La mayor parte de los más de seis millones de visitantes anuales que vienen a contemplarlo y transitarlo in situ, ya sea dentro del famoso bateau mouche o desde el aire por helicóptero, son testigos cuyos testimonios aunque remanidos, no cesan nunca. Cruzar de una orilla a la otra, de la rive gauche donde impera la cultura a la rive droite, centro del poder y los negocios, es una forma de comprender hasta qué punto el río es el alma de París. En su orilla izquierda, los perseguidores de anécdotas y fetiches literarios se emocionan al llegar a la puerta del número 17 del quai d’Anjou, donde Baudelaire escribió las primeras páginas de Las Flores del Mal. En cambio, trasnochar en el cabaret de L’Ecluse, en el quai de Saint Augustins, revela la búsqueda de las huellas que allí dejaron tanto Jacques Brel, como Brassens y Barbara. Cerca de allí, en el número 41, está el café literario Laperouse donde Proust hacía comer a Swan, y la pluma de Simenon hacía asistir al inspector Maigret.

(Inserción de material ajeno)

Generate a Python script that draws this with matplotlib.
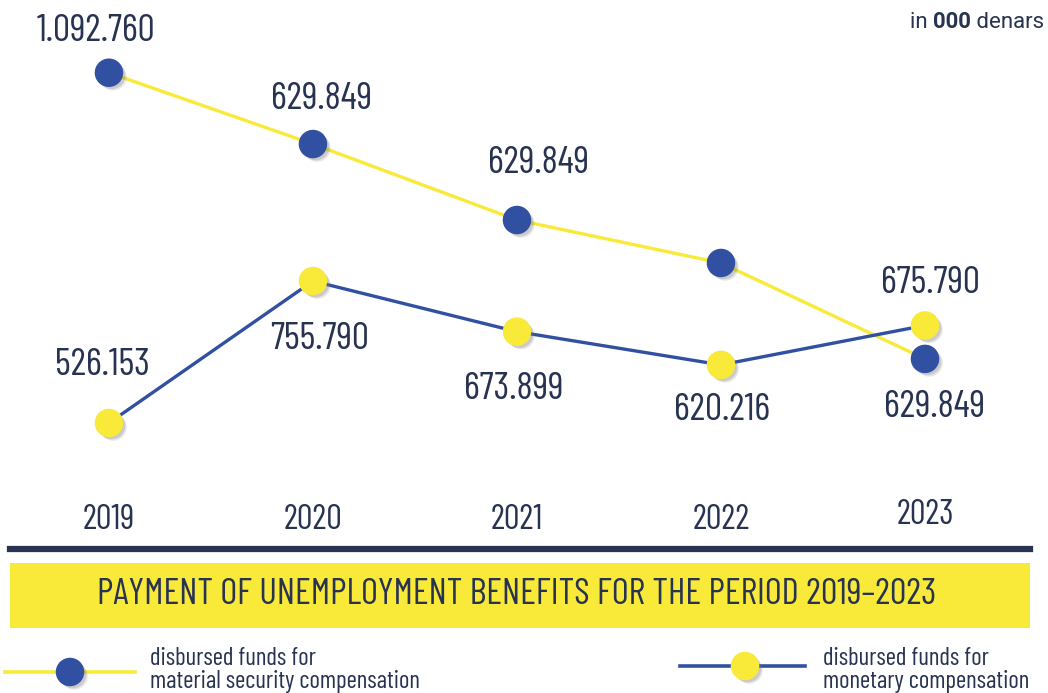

No hay que olvidar que en esa orilla también está esa famosa “biblioteca pública” de la que hablaba Apollinaire, la de los bouquinistes, avezados vendedores de libros viejos de todo calibre intelectual.

Pocos saben además que en el número 54 de la calle Saint Louis en-l’Ile se encuentra el último jeu de paume (cancha del antiguo juego de pelota vasca), construido en tiempos de Luis Xlll. Y otros pocos conocedores frecuentan las cantinas típicas de las que quedan pocas, las célebres guinguettes inmortalizadas por el pincel de Renoir, donde el pintor y sus amigos del popular vino beaujolais siguieron al pie de la letra el viejo dicho: “Poco importa la borrachera dominical, el Sena sabe llevarte a la cama”.